The Form 4 discloses an in-kind pro rata distribution executed on 09/10/2025 that redistributed Class B Common Stock into Class A Common Stock among multiple Accel-KKR vehicles. Aggregate holdings appear reallocated rather than sold, preserving institutional exposure while altering beneficial ownership reporting lines. The filing lists specific post-transaction beneficial ownership totals for each fund, indicating continued concentrated ownership by Accel-KKR-controlled entities. For investors, this clarifies ownership structure and voting/investment control but does not indicate a market liquidity event or change in stake size at the consolidated level.
TL;DR Redistribution was executed via an in-kind distribution; governance control remains with Accel-KKR principals.

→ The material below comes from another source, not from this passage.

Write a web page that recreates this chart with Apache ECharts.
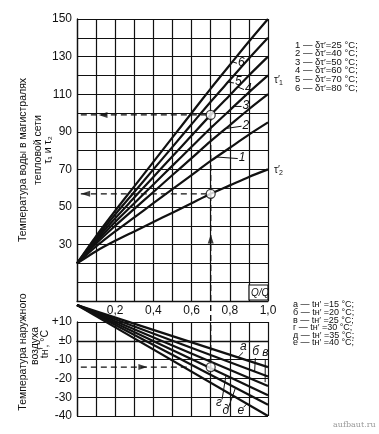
<!DOCTYPE html>
<html><head><meta charset="utf-8">
<script src="https://cdn.jsdelivr.net/npm/echarts@6/dist/echarts.min.js"></script>
<style>html,body{margin:0;padding:0;background:#fff}#c{width:379px;height:434px}</style>
</head><body><div id="c"></div>
<script>
// ---- data ----
const Q = [0, 0.1, 0.2, 0.3, 0.4, 0.5, 0.6, 0.7, 0.8, 0.9, 1.0];
const tau1_1 = [20, 29, 37, 44.5, 52, 59.5, 67, 74.5, 81.5, 88.5, 95];   // δτ'=25
const tau1_2 = [20, 30.5, 40, 49, 58, 67, 76, 85, 93.5, 102, 110];       // δτ'=40
const tau1_3 = [20, 31.5, 42, 52, 62, 72, 82, 92, 101.5, 111, 120];      // δτ'=50
const tau1_4 = [20, 32.5, 44, 55, 66, 77, 88, 99, 109.5, 120, 130];      // δτ'=60
const tau1_5 = [20, 33.5, 46, 58, 70, 82, 94, 106, 117.5, 129, 140];     // δτ'=70
const tau1_6 = [20, 34.5, 48, 61, 74, 87, 100, 113, 125.5, 138, 150];    // δτ'=80
const tau2   = [20, 26.5, 32, 37, 42, 47, 52, 57, 61.5, 66, 70];
const QOut = [0, 1];
const tOut_a = [19, -14];
const tOut_b = [19, -19];
const tOut_v = [19, -24];
const tOut_g = [19, -29];
const tOut_d = [19, -34];
const tOut_e = [19, -40];
// example read-off point
const Qex = 0.7, tau1ex = 99, tau2ex = 57, tOutEx = -14;
const topLegend = [['1','25'],['2','40'],['3','50'],['4','60'],['5','70'],['6','80']];
const botLegend = [['а','15'],['б','20'],['в','25'],['г','30'],['д','35'],['е','40']];
const topTickLabels = [30, 50, 70, 90, 110, 130, 150];

const FONT = 'Liberation Sans, Arial, sans-serif';
const INK = '#111';
const chart = echarts.init(document.getElementById('c'), null, {renderer: 'canvas'});

const gridLine = {show: true, lineStyle: {color: INK, width: 1.2}};
const axisLine = {show: true, lineStyle: {color: INK, width: 1.3}};

function curve(arr) {
  return {type: 'line', xAxisIndex: 0, yAxisIndex: 0, data: Q.map((q, i) => [q, arr[i]]),
    symbol: 'none', smooth: 0.25, lineStyle: {color: INK, width: 2.2}, silent: true, z: 5};
}
function outLine(arr) {
  return {type: 'line', xAxisIndex: 1, yAxisIndex: 1, data: QOut.map((q, i) => [q, arr[i]]),
    symbol: 'none', clip: false, lineStyle: {color: INK, width: 2.2}, silent: true, z: 5};
}
function dashed(xi, pts) {
  return {type: 'line', xAxisIndex: xi, yAxisIndex: xi, data: pts, symbol: 'none', clip: false,
    lineStyle: {color: INK, width: 1.4, type: [6, 4]}, silent: true, z: 6};
}
function arrow(xi, pt, rot) {
  return {type: 'scatter', xAxisIndex: xi, yAxisIndex: xi, data: [pt], symbol: 'triangle',
    symbolSize: [6, 9], symbolRotate: rot, itemStyle: {color: INK}, silent: true, z: 7};
}

const option = {
  animation: false,
  backgroundColor: '#fff',
  grid: [
    {left: 77, right: 111, top: 19, height: 282},
    {left: 77, right: 111, top: 322, height: 94}
  ],
  xAxis: [
    {gridIndex: 0, type: 'value', min: 0, max: 1, interval: 0.1, axisLine, axisTick: {show: false},
      splitLine: gridLine,
      axisLabel: {color: INK, fontSize: 12, fontFamily: FONT, margin: 4,
        formatter: v => { const r = Math.round(v * 10); return (r > 0 && r % 2 === 0) ? (r / 10).toFixed(1).replace('.', ',') : ''; }}},
    {gridIndex: 1, type: 'value', min: 0, max: 1, interval: 0.1, axisLine, axisTick: {show: false},
      splitLine: gridLine, axisLabel: {show: false}}
  ],
  yAxis: [
    {gridIndex: 0, type: 'value', min: 0, max: 150, interval: 10, axisLine, axisTick: {show: false},
      splitLine: gridLine,
      axisLabel: {color: INK, fontSize: 12, fontFamily: FONT, margin: 5,
        formatter: v => topTickLabels.includes(Math.round(v)) ? String(Math.round(v)) : ''}},
    {gridIndex: 1, type: 'value', min: -40, max: 10, interval: 10, axisLine, axisTick: {show: false},
      splitLine: gridLine,
      axisLabel: {color: INK, fontSize: 12, fontFamily: FONT, margin: 5,
        formatter: v => { v = Math.round(v); return v > 0 ? '+' + v : (v === 0 ? '±0' : String(v)); }}}
  ],
  series: [
    curve(tau1_1), curve(tau1_2), curve(tau1_3), curve(tau1_4), curve(tau1_5), curve(tau1_6), curve(tau2),
    outLine(tOut_a), outLine(tOut_b), outLine(tOut_v), outLine(tOut_g), outLine(tOut_d), outLine(tOut_e),
    dashed(0, [[0.02, tau1ex], [Qex, tau1ex]]),
    dashed(0, [[0.02, tau2ex], [Qex, tau2ex]]),
    dashed(0, [[Qex, tau1ex], [Qex, 0]]),
    dashed(1, [[Qex, 19], [Qex, tOutEx]]),
    dashed(1, [[0.02, tOutEx], [0.6, tOutEx]]),
    arrow(0, [0.136, tau1ex], 90),
    arrow(0, [0.045, tau2ex], 90),
    arrow(0, [Qex, 33], 0),
    arrow(1, [0.345, tOutEx], -90),
    {type: 'scatter', xAxisIndex: 0, yAxisIndex: 0, data: [[Qex, tau1ex], [Qex, tau2ex]], symbol: 'circle',
      symbolSize: 9, itemStyle: {color: '#fff', borderColor: INK, borderWidth: 1.3}, silent: true, z: 8},
    {type: 'scatter', xAxisIndex: 1, yAxisIndex: 1, data: [[Qex, tOutEx]], symbol: 'circle',
      symbolSize: 9, itemStyle: {color: '#fff', borderColor: INK, borderWidth: 1.3}, silent: true, z: 8}
  ]
};
chart.setOption(option);

// ---- annotations ----
const g = [];
function txt(x, y, text, opt) {
  g.push(Object.assign({type: 'text', x, y, z: 20, style: Object.assign({text, fill: INK, font: '10px ' + FONT,
    textAlign: 'left', textVerticalAlign: 'middle'}, opt && opt.style || {})}, opt && opt.el || {}));
}
function line(x1, y1, x2, y2, w) {
  g.push({type: 'line', z: 20, shape: {x1, y1, x2, y2}, style: {stroke: INK, lineWidth: w || 1}});
}
const px0 = (q, v) => chart.convertToPixel({gridIndex: 0}, [q, v]);
const px1 = (q, v) => chart.convertToPixel({gridIndex: 1}, [q, v]);

// curve number labels with leader lines: [text, labelQ, labelV, curveQ, curveV]
const topMarks = [
  ['6', 0.848, 127, 0.812, 127.3],
  ['5', 0.832, 116.5, 0.792, 116.4],
  ['4', 0.885, 113, 0.842, 113.8],
  ['3', 0.872, 104, 0.822, 103.5],
  ['2', 0.872, 93.5, 0.782, 91.8],
  ['1', 0.852, 76.3, 0.73, 76.6]
];
topMarks.forEach(m => {
  const p = px0(m[1], m[2]), c = px0(m[3], m[4]);
  line(c[0], c[1], p[0] - 2, p[1] + 1, 1);
  txt(p[0] - 1, p[1], m[0], {style: {font: 'italic 12px ' + FONT, fill: INK}});
});
const botMarks = [
  ['а', 0.853, -3, 0.843, -8.8, 'up'],
  ['б', 0.918, -6, 0.93, -16.3, 'up'],
  ['в', 0.97, -6.5, 0.985, -22, 'up'],
  ['г', 0.728, -32.8, 0.78, -18.4, 'down'],
  ['д', 0.762, -37, 0.83, -25, 'down'],
  ['е', 0.84, -37, 0.89, -33.5, 'down']
];
botMarks.forEach(m => {
  const p = px1(m[1], m[2]), c = px1(m[3], m[4]);
  if (m[5] === 'up') line(p[0] + 3, p[1] + 6, c[0], c[1], 1);
  else line(p[0] + 6, p[1] - 3, c[0], c[1], 1);
  txt(p[0], p[1], m[0], {style: {font: 'italic 12px ' + FONT, fill: INK}});
});

// τ labels on the right
txt(274, 80, 'τ\u2032', {style: {font: '10px ' + FONT}});
txt(279, 83, '1', {style: {font: '7px ' + FONT}});
txt(274, 170, 'τ\u2032', {style: {font: '10px ' + FONT}});
txt(279, 173, '2', {style: {font: '7px ' + FONT}});

// Q/Q box
g.push({type: 'rect', z: 19, shape: {x: 249, y: 285, width: 19, height: 15}, style: {fill: '#fff', stroke: INK, lineWidth: 1.2}});
txt(251, 293, 'Q/Q', {style: {font: 'italic 10px ' + FONT}});

// legends
topLegend.forEach((r, i) => {
  g.push({type: 'text', x: 295, y: 45 + i * 8.6, z: 20, style: {
    text: r[0] + ' — δτ′=' + r[1] + ' °C;', fill: INK, font: '9.5px ' + FONT,
    textVerticalAlign: 'middle'}});
});
botLegend.forEach((r, i) => {
  g.push({type: 'text', x: 293, y: 305 + i * 7.6, z: 20, style: {
    text: r[0] + ' — tн′ =' + r[1] + ' °C;', fill: INK, font: '9px ' + FONT,
    textVerticalAlign: 'middle'}});
});

// axis titles (rotated)
function vtext(x, y, text, size) {
  g.push({type: 'text', x, y, rotation: Math.PI / 2, z: 20, style: {text, fill: INK, font: size + 'px ' + FONT,
    textAlign: 'center', textVerticalAlign: 'middle'}});
}
vtext(23, 160, 'Температура воды в магистралях', 10.5);
vtext(38, 150, 'тепловой сети', 10.5);
vtext(48, 150, 'τ₁ и τ₂', 10.5);
vtext(23, 352, 'Температура наружного', 10.5);
vtext(35, 346, 'воздуха', 10.5);
vtext(45, 344, 'tн′, °С', 10.5);

// watermark
txt(333, 425, 'aufbaut.ru', {style: {font: '8px DejaVu Serif, serif', fill: '#9a9a9a'}});

chart.setOption({graphic: {elements: g}});
</script></body></html>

The footnotes explicitly state Accel-KKR Holdings GP, LLC and related management companies retain voting and investment power, with decision-making attributed to Mr. Palumbo and Mr. Barnds. The transaction code and explanation describe an in-kind pro rata distribution to partners without consideration, and related Form 4s were filed by individuals separately. This filing enhances transparency around who holds and controls the issuer's shares post-distribution, which is material for shareholder voting and governance tracking, though it does not reflect a change in ultimate control.
Insider Trade Summary
| Type | Security | Shares | Price | Value |
|---|---|---|---|---|
| Other | Class B Common Stock | 3,602,968 | $0.00 | -- |
| Other | Class B Common Stock | 180,352 | $0.00 | -- |
| Other | Class B Common Stock | 151,676 | $0.00 | -- |
| Other | Class B Common Stock | 5,084 | $0.00 | -- |
| Other | Class B Common Stock | 59,920 | $0.00 | -- |
| holding | Class B Common Stock | -- | -- | -- |
| holding | Class B Common Stock | -- | -- | -- |
Footnotes (1)
- Class B Common Stock is convertible at any time, at the holder's election and automatically in connection with certain transfers and upon certain other events, into an equal number of shares of Class A Common Stock and has no expiration date. In-kind pro rata distribution from the Reporting Person to its partners, without consideration. Accel-KKR Holdings GP, LLC , or Topco GP (for which decision making is controlled by Mr. Palumbo and Mr. Barnds), has voting and investment power over the shares of Common Stock of the Issuer owned by (i) Accel-KKR Capital Partners CV III, LP, or CV III; (ii) Accel-KKR Growth Capital Partners III, LP, or GC III; (iii) Accel-KKR Growth Capital Partners II Strategic Fund, LP, or GC II Strategic; (iv) Accel-KKR Growth Capital Partners II, LP, or GC II; (v) (v) Accel-KKR Members Fund, LLC, or Members Fund; (vi) AKKR Strategic Capital LP, or SC; and (vii) AKKR SC GPI HoldCo LP, or SC GPI. (Continued from footnote 3) AKKR Fund III Management Company CV, LP, or CV III GP, is the sole general partner of CV III. AKKR Growth Capital Management Company III, LP, or GC III GP, is the sole general partner of GC III. AKKR Growth Capital Management Company II, LP, or GC II GP, is the sole general partner of GC II Strategic and GC II. AKKR Strategic Capital GP, or SC GP, is the sole general partner of SC. AKKR Management Company, LLC, or UGP, is the sole managing member of Members Fund and the sole general partner of CV III GP, GC III GP, GC II GP, SC GP and SC GPI. Topco GP, is the sole managing member of UGP. AKKR Fund II Management Company, LP, (Continued from footnote 4) or the Management Company, is the sole management company of each of the Accel-KKR Funds, and UGP is the general partner of the Management Company. Each of the Reporting Persons disclaims beneficial ownership of the reported securities except to the extent of such Reporting Person's pecuniary interest therein. Mr. Palumbo and Mr. Barnds have separately filed Form 4s reporting their interests. Includes 321,217 shares received from certain of the other reporting persons in the distribution described in footnote 2. Such shares were previously reported as indirectly owned through the entities effecting such distributions. Includes 64,304 shares received from certain of the other reporting persons described in footnote 2. Such shares were previously reported as indirectly owned through the entities effecting such distributions.